In 1999 Sony released the AlBO Entertainment Robot, selling more than 150,000 units worldwide until 2006. By 2014, Sony had stopped offering upgrades and maintenance for the product, and owners were faced with the fact their pet-like robots would “die”. Some shrines and temples in Japan hold ningyo kuyō or mass funerals for dolls and other toys. At the suggestion of a small Japanese tech-repair company called A-Fun, one temple began offering a Buddhist funeral ceremony for AIBOs. Approximately 700 AIBOs have so far received a funeral service. This paper surveys A-Fun‘s maintenance services for old AIBOs, the AIBO funerals, and Sony's new 2018 AIBO release, in the cross-disciplinary context of human-machine relations in Japan and elsewhere.
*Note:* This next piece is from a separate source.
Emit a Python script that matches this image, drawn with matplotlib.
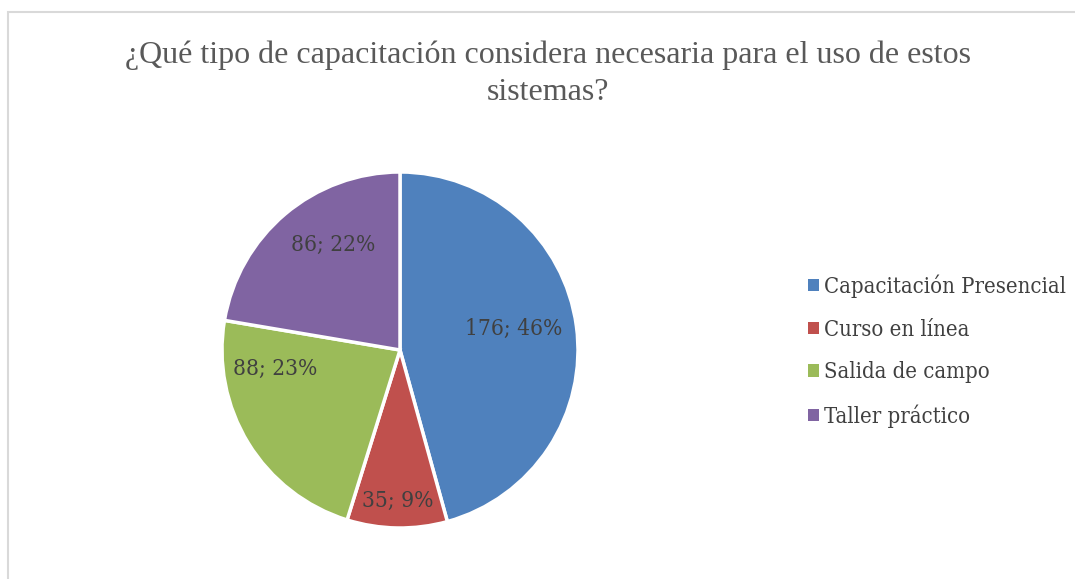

Drawing on the author's interviews with key actors, it articulates links between philosophy and neuroscience to explain tendencies toward zoomorphism in robot design. Perceiving presence (sonzai kan) and sensibility (kansei) in objects is a culturally contingent phenomenon. Whereas ways of conceiving the partly animate are largely absent from Western philosophy, in the case of AIBO ownership in Japan there is a reverential mindfulness of the technology's inherent contradictions.